US Report Cites Daunting Drug Challenge in Afghanistan
Washington - The US State Department says despite President Hamid Karzai's Commitment to fight opium-poppy cultivation, Afghanistan presents a daunting and long-term challenge in the fight against the illegal global drug trade. The department issued its annual report on narcotics control Wednesday.
The massive 930-page document, issued only hours after President Bush paid a surprise call on Mr. Karzai in Kabul, did not question the Afghan leader's commitment to battle narcotics.
But it said despite a 10 percent decline in output last year, Afghanistan remains the source of 90 percent of the world's opium poppy and that drug-related government corruption, and an insurgency, make the elimination of the problem a daunting and long-term task.
The report, mandated by an act of Congress, was released at a news conference by Assistant Secretary of State for International Narcotics and Law Enforcement Affairs Anne Patterson.
She acknowledged that opium output had increased since the fall of the Taleban, who she said had used draconian anti-drug methods that would not be acceptable for most civilized governments.
Patterson said with U.S. and British assistance, Afghanistan is about to embark on new efforts to curb poppy cultivation based on tactics including crop eradication that have proved effective elsewhere including Colombia.
But she said the task in Afghanistan will be far more difficult given the country's past three decades of disruption and civil conflict.

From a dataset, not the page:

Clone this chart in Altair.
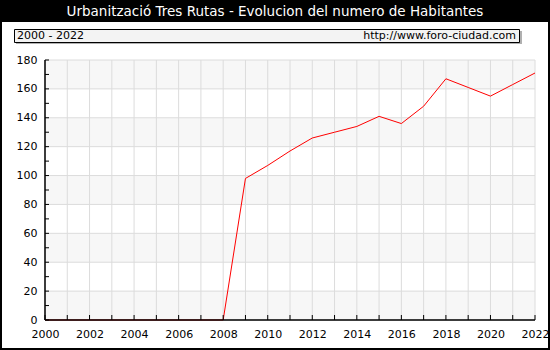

"I don't want to underestimate the difficulty of this, because Colombia is a paradise next to Afghanistan," she said. "This is going to take years and years and years. But it's important to do, not only because of the security of Afghanistan and Afghanistan's democratic institutions. It's also important to do because of the cheap heroin that's spreading into neighboring countries and Europe. So we're going to stick with this."
The assistant secretary said Iran has been a major victim of Afghan opium, with addiction levels rising despite interdiction efforts along its long border with Afghanistan.
The report had a generally-upbeat assessment of the situation in Colombia, though it remains the source of most of the illicit cocaine entering the United States.
It said 2005 had been a record year in Colombia for eradication, interdiction and extradition of suspected traffickers to the United States. Patterson said U.S.-supported anti-drug efforts by the Bogota government under its Plan Colombia have had the ancillary effect of reducing the country's serious crime problems.
"It's been a dramatic success I think in ways we didn't fully anticipate, which is to restore security in the country. As I mentioned, homicides are down, kidnappings are down. Kidnappings have a wildly disproportionate effect on foreign investment. The fact that they've been reduced so significantly means that Colombians will bring their money back, and foreign investors will come in," she said.
The report said Venezuela, hampered by rampant law-enforcement corruption and a weak judiciary, was increasingly becoming a transit point for drugs leaving Colombia - creating what Patterson described as a hole in our counter-narcotics strategy.
It said Bolivian production of coca, the base ingredient for cocaine, has begun to increase after years of major crop eradication progress.
Assistant Secretary Patterson said the United States wants to work closely with Bolivia's new president, Evo Morales, despite his past role as a coca-growers federation official and statements that he would like to legalize the crop.
She said senior State Department officials have met Mr. Morales several times to engage him on the issue but made no prediction about future cooperation, saying we'll just have to see how it goes.
The report said opium production in Burma was just a fraction of what it was a decade ago, but said traffickers continue to operate with seeming impunity in some tribal areas.
It credited Laos with unprecedented success against the opium trade and said it could cease to be a major producer in the near future.
The report did not spare U.S. allies and neighbors, saying large amounts of marijuana and synthetic drugs like methamphetamine arriving in the United States originated in Canada and Mexico.
It said illicit labs in Poland are turning out amphetamines for the European market, while saying that Dutch authorities had taken notable steps in 2005 to curb trade in the synthetic drug Ecstasy or MDMA.